Colpron11 a beau soutenir que la locution, employée par Grevisse, a une valeur adjective (« qui se rapporte à ») et non une valeur prépositive comme dans l’emploi dénoncé, je n’en suis pas pleinement convaincu.

Que peut-on conclure de tout cela? Qu’il faut lever l’interdit? Se contenter d’une mise en garde?

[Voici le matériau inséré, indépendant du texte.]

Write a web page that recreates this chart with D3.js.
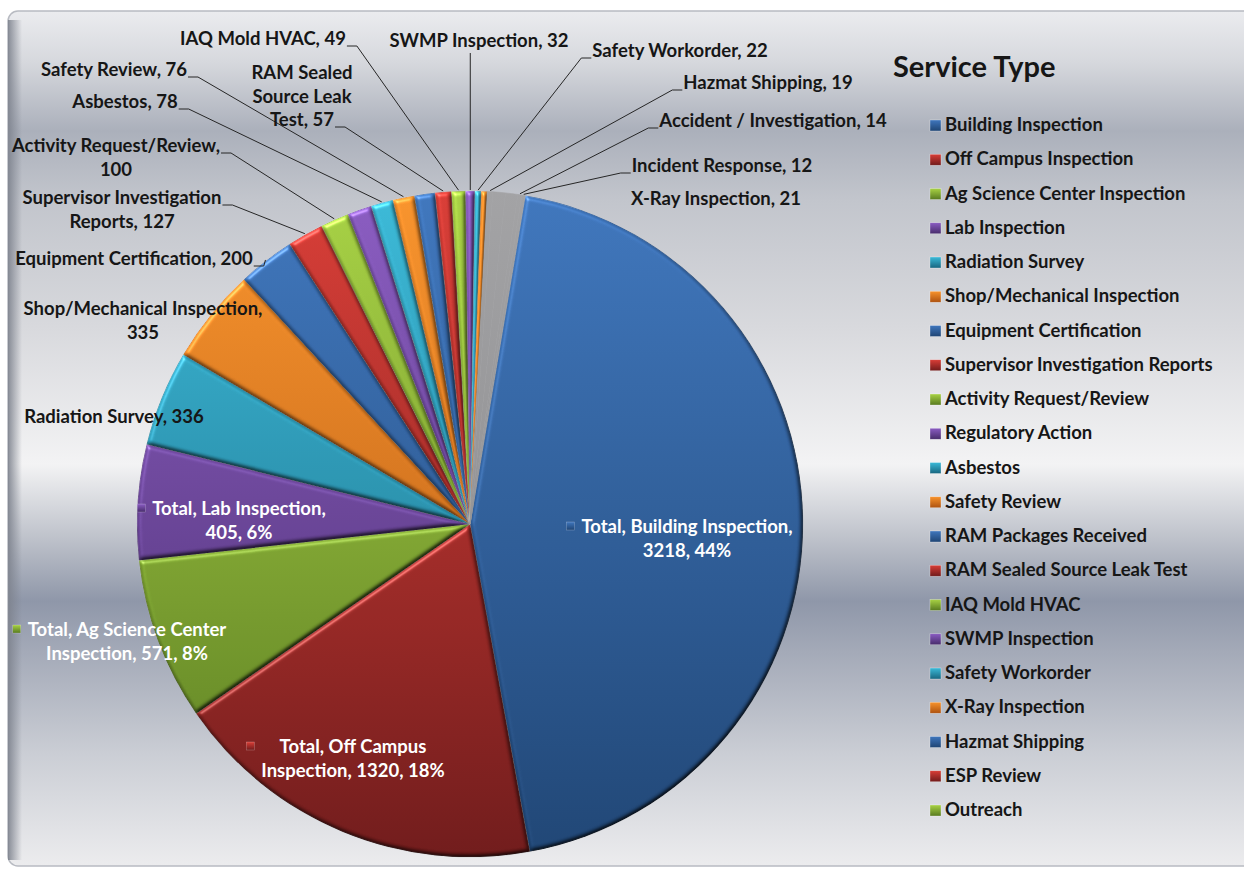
<!DOCTYPE html>
<html>
<head>
<meta charset="utf-8">
<script src="https://cdn.jsdelivr.net/npm/d3@7"></script>
<style>
  html, body { margin: 0; padding: 0; background: #ffffff; }
  svg { display: block; }
  text { font-family: Lato, "Open Sans", sans-serif; font-weight: 700; }
</style>
</head>
<body>
<svg id="chart" width="1244" height="871"></svg>
<script>
// ---------------- DATA ----------------
const categories = [
  "Building Inspection", "Off Campus Inspection", "Ag Science Center Inspection",
  "Lab Inspection", "Radiation Survey", "Shop/Mechanical Inspection",
  "Equipment Certification", "Supervisor Investigation Reports", "Activity Request/Review",
  "Regulatory Action", "Asbestos", "Safety Review", "RAM Packages Received",
  "RAM Sealed Source Leak Test", "IAQ Mold HVAC", "SWMP Inspection", "Safety Workorder",
  "X-Ray Inspection", "Hazmat Shipping", "ESP Review", "Outreach",
  "Accident / Investigation", "Incident Response"
];
const values = [
  3218, 1320, 571,
  405, 336, 335,
  200, 127, 100,
  85, 78, 76, 72,
  57, 49, 32, 22,
  21, 19, 44, 43,
  14, 12
];
const seriesName = "Total";
const legendTitle = "Service Type";
const legendCount = 21;          // entries visible in the legend

// ---------------- STYLE / LAYOUT ----------------
const W = 1244, H = 871;
const cx = 470, cy = 524, R = 333;
const startDeg = 9.55;
const paletteNames = ["blue", "red", "green", "purple", "teal", "orange"];
const shades = {
  blue:   ["#3f76bd", "#1f4574"],
  red:    ["#d93d36", "#701b1b"],
  green:  ["#a8d244", "#587a20"],
  purple: ["#8a5cc2", "#472c6b"],
  teal:   ["#3bbad8", "#186680"],
  orange: ["#f8932c", "#ad5210"],
  gray:   ["#a3a3a5", "#858588"]
};
const grayFrom = 18; // slices from this index on render grey in the pie

// label layout (text centre x, first baseline y, words per line, leader style)
const labelLayout = {
  "Building Inspection":          {x: 687, y: 533, lines: [3], inside: true},
  "Off Campus Inspection":        {x: 353, y: 753, lines: [3], inside: true},
  "Ag Science Center Inspection": {x: 127, y: 636, lines: [4], inside: true},
  "Lab Inspection":               {x: 239, y: 515, lines: [3], inside: true},
  "Radiation Survey":             {x: 114, y: 423},
  "Shop/Mechanical Inspection":   {x: 143, y: 315, lines: [2]},
  "Equipment Certification":      {x: 134, y: 265, lead: {line: 0, side: "right"}},
  "Supervisor Investigation Reports": {x: 122, y: 204, lines: [2], lead: {line: 0, side: "right"}},
  "Activity Request/Review":      {x: 116, y: 152, lines: [2], lead: {line: 0, side: "right"}},
  "Asbestos":                     {x: 125, y: 108, lead: {line: 0, side: "right"}},
  "Safety Review":                {x: 114, y: 76,  lead: {line: 0, side: "right"}},
  "RAM Sealed Source Leak Test":  {x: 302, y: 79, lines: [2, 4], lead: {line: 2, side: "right"}},
  "IAQ Mold HVAC":                {x: 263, y: 45,  lead: {line: 0, side: "right"}},
  "SWMP Inspection":              {x: 479, y: 47,  lead: {line: 0, side: "below"}},
  "Safety Workorder":             {x: 680, y: 57,  lead: {line: 0, side: "left"}},
  "Hazmat Shipping":              {x: 768, y: 89,  lead: {line: 0, side: "left"}},
  "Accident / Investigation":     {x: 773, y: 127, lead: {line: 0, side: "left"}},
  "Incident Response":            {x: 722, y: 172, lead: {line: 0, side: "left"}},
  "X-Ray Inspection":             {x: 716, y: 205}
};
const lineH = 23.5;
const fontSize = 18.5;

// ---------------- SVG ----------------
const svg = d3.select("#chart");
const defs = svg.append("defs");

// background gradient
const bg = defs.append("linearGradient").attr("id", "bg")
  .attr("x1", 0).attr("y1", 0).attr("x2", 0).attr("y2", 1);
[[0, "#ebecef"], [0.06, "#d6d8dd"], [0.14, "#abb0bb"], [0.22, "#c2c5cc"],
 [0.37, "#d8d9dd"], [0.53, "#f3f3f4"], [0.62, "#bcc0c9"], [0.69, "#8f97a9"],
 [0.75, "#a4aab8"], [0.87, "#cbced5"], [1, "#ececee"]]
  .forEach(([o, c]) => bg.append("stop").attr("offset", o).attr("stop-color", c));

const edge = defs.append("linearGradient").attr("id", "edge")
  .attr("x1", 0).attr("y1", 0).attr("x2", 1).attr("y2", 0);
edge.append("stop").attr("offset", 0).attr("stop-color", "#7d828d").attr("stop-opacity", 0.9);
edge.append("stop").attr("offset", 1).attr("stop-color", "#7d828d").attr("stop-opacity", 0);

// slice gradients (pie group is translated to the centre, so -R..R)
Object.entries(shades).forEach(([name, [lo, hi]]) => {
  const g = defs.append("linearGradient").attr("id", "pie-" + name)
    .attr("gradientUnits", "userSpaceOnUse")
    .attr("x1", 0).attr("y1", -R).attr("x2", 0).attr("y2", R);
  g.append("stop").attr("offset", 0).attr("stop-color", lo);
  g.append("stop").attr("offset", 1).attr("stop-color", hi);
  const k = defs.append("linearGradient").attr("id", "key-" + name)
    .attr("x1", 0).attr("y1", 0).attr("x2", 0).attr("y2", 1);
  k.append("stop").attr("offset", 0).attr("stop-color", lo);
  k.append("stop").attr("offset", 1).attr("stop-color", hi);
});

// bevel filter (sRGB so the lighting does not wash colours out)
const f = defs.append("filter").attr("id", "bevel")
  .attr("color-interpolation-filters", "sRGB")
  .attr("x", "-5%").attr("y", "-5%").attr("width", "110%").attr("height", "110%");
f.append("feGaussianBlur").attr("in", "SourceAlpha").attr("stdDeviation", 2.2).attr("result", "blur");
const diff = f.append("feDiffuseLighting").attr("in", "blur").attr("surfaceScale", 3)
  .attr("diffuseConstant", 1).attr("lighting-color", "#ffffff").attr("result", "diff");
diff.append("feDistantLight").attr("azimuth", 235).attr("elevation", 60);
f.append("feComposite").attr("in", "SourceGraphic").attr("in2", "diff")
  .attr("operator", "arithmetic").attr("k1", 1.15).attr("k2", 0).attr("k3", 0).attr("k4", 0)
  .attr("result", "shaded");
const spec = f.append("feSpecularLighting").attr("in", "blur").attr("surfaceScale", 3)
  .attr("specularConstant", 0.6).attr("specularExponent", 28)
  .attr("lighting-color", "#ffffff").attr("result", "spec");
spec.append("feDistantLight").attr("azimuth", 235).attr("elevation", 35);
f.append("feComposite").attr("in", "spec").attr("in2", "SourceAlpha")
  .attr("operator", "in").attr("result", "specIn");
f.append("feComposite").attr("in", "shaded").attr("in2", "specIn")
  .attr("operator", "arithmetic").attr("k1", 0).attr("k2", 1).attr("k3", 0.45).attr("k4", 0);

// chart area
svg.append("rect").attr("x", 8).attr("y", 11).attr("width", 1250).attr("height", 855)
  .attr("rx", 10).attr("fill", "url(#bg)").attr("stroke", "#b8bbc2").attr("stroke-width", 1.5);
svg.append("rect").attr("x", 8).attr("y", 20).attr("width", 14).attr("height", 840)
  .attr("fill", "url(#edge)");

const colorName = i => paletteNames[i % paletteNames.length];
const isGray = i => i >= grayFrom;
const sliceName = i => isGray(i) ? "gray" : colorName(i);

// pie
const data = categories.map((c, i) => ({name: c, value: values[i], i}));
const total = d3.sum(values);
const pie = d3.pie().value(d => d.value).sort(null)
  .startAngle(startDeg * Math.PI / 180)
  .endAngle(startDeg * Math.PI / 180 + 2 * Math.PI);
const arcs = pie(data);
const arc = d3.arc().innerRadius(0).outerRadius(R);
const edgeArc = d3.arc().innerRadius(R + 1).outerRadius(R + 1);

const gPie = svg.append("g").attr("transform", `translate(${cx},${cy})`);
gPie.selectAll("path.slice").data(arcs).join("path")
  .attr("class", "slice")
  .attr("d", arc)
  .attr("fill", d => `url(#pie-${sliceName(d.data.i)})`)
  .attr("stroke", d => isGray(d.data.i) ? `url(#pie-gray)` : "rgba(255,255,255,0.2)")
  .attr("stroke-width", d => isGray(d.data.i) ? 0.6 : 1)
  .attr("filter", d => isGray(d.data.i) ? null : "url(#bevel)");

// labels
const gLab = svg.append("g");
function splitLines(text, breaks) {
  const words = text.split(" ");
  if (!breaks) return [text];
  const out = []; let prev = 0;
  breaks.forEach(b => { out.push(words.slice(prev, b).join(" ")); prev = b; });
  out.push(words.slice(prev).join(" "));
  return out;
}
arcs.forEach(a => {
  const L = labelLayout[a.data.name];
  if (!L) return;
  const pct = Math.round(a.data.value / total * 100);
  const txt = L.inside
    ? `${seriesName}, ${a.data.name}, ${a.data.value}, ${pct}%`
    : `${a.data.name}, ${a.data.value}`;
  const lines = splitLines(txt, L.lines);
  const t = gLab.append("text")
    .attr("text-anchor", "middle")
    .attr("font-size", fontSize)
    .attr("fill", L.inside ? "#ffffff" : "#161616");
  const tspans = lines.map((s, k) => t.append("tspan")
    .attr("x", L.x).attr("y", L.y + k * lineH).text(s));
  if (L.inside) {
    const wMax = d3.max(tspans, s => s.node().getComputedTextLength());
    gLab.append("rect")
      .attr("x", L.x - wMax / 2 - 15).attr("y", L.y - 11)
      .attr("width", 8).attr("height", 8)
      .attr("fill", `url(#key-${colorName(a.data.i)})`)
      .attr("stroke", "rgba(255,255,255,0.4)").attr("stroke-width", 0.5);
  }
  if (L.lead) {
    const [ex, ey] = edgeArc.centroid(a);
    const end = [cx + ex, cy + ey];
    const ln = tspans[L.lead.line];
    const w = ln.node().getComputedTextLength();
    const by = L.y + L.lead.line * lineH + 1;
    let pts;
    if (L.lead.side === "right") {
      const x0 = L.x + w / 2 + 1;
      pts = [[x0, by], [x0 + 10, by], end];
    } else if (L.lead.side === "left") {
      const x0 = L.x - w / 2 - 1;
      pts = [[x0, by], [x0 - 10, by], end];
    } else {
      pts = [[end[0], L.y + 6], end];
    }
    gLab.append("path")
      .attr("d", d3.line()(pts))
      .attr("fill", "none").attr("stroke", "#262626").attr("stroke-width", 1);
  }
});

// legend
svg.append("text").attr("x", 893).attr("y", 77)
  .attr("font-size", 29).attr("fill", "#161616").text(legendTitle);
const yLeg = d3.scaleLinear().domain([0, legendCount - 1]).range([131, 816]);
const gLeg = svg.append("g");
categories.slice(0, legendCount).forEach((c, i) => {
  gLeg.append("rect").attr("x", 930).attr("y", yLeg(i) - 11)
    .attr("width", 11).attr("height", 11)
    .attr("fill", `url(#key-${colorName(i)})`)
    .attr("stroke", "rgba(255,255,255,0.5)").attr("stroke-width", 0.6);
  gLeg.append("text").attr("x", 945).attr("y", yLeg(i))
    .attr("font-size", fontSize).attr("fill", "#161616").text(c);
});
</script>
</body>
</html>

Ou attendre que les dictionnaires sanctionnent cet usage?

Je me garderai bien de trancher, mais je tenais à apporter ces quelques précisions, afin qu’on sache tout au moins qu’il ne s’agit pas d’un anglicisme québécois « pure laine ».

NOTES

  • Retour à la note1 ARTHUR BUIES, Anglicismes et canadianismes, coll. « Introuvables québécois », Montréal, Leméac, 1979, p. 22-23.
  • Retour à la note2 LÉON LORRAIN, Les Étrangers dans la cité, Montréal, Presses du Mercure, 1936, p. 43.
  • Retour à la note3 LEE DUNNE, I.R.A.-cible, Paris, Gallimard, coll. « Série noire », 1981, p. 151. (Traduction par Michel Deutsch)
  • Retour à la note4 ALEXANDRE SOLJÉNITSYNE, « Le déclin du courage », L’Express, 78.06.25, p. 74. (Traduction par Geneviève et José Johannet)
  • Retour à la note5 ANDREI AMALRIK, Journal d’un provocateur, Paris, Seuil, 1980, p. 85. (Traduction par Antoine Pingaud)
  • Retour à la note6 GUY SITBON, « Celui par qui le scandale a failli arriver  », Le Nouvel Observateur, 24.07.72, p. 26.
  • Retour à la note7 FRANÇOIS MIZRACHI, Présentation du Discours de la méthode, Paris, 10/18, 1965, p. 17.
  • Retour à la note8 LEXIS, Larousse, 1975.
  • Retour à la note9 DAVID FORTIN, Évolution du langage agricole franco-canadien, Québec, Presses de l’Université Laval, 1968, p. 37.
  • Retour à la note10 MAURICE GREVISSE, Problèmes de langage, 5e série, Duculot, 1970, p. 353 (index).
  • Retour à la note11 GILLES COLPRON, Les Anglicismes au Québec, Montréal, Beauchemin, 1979, p. 196.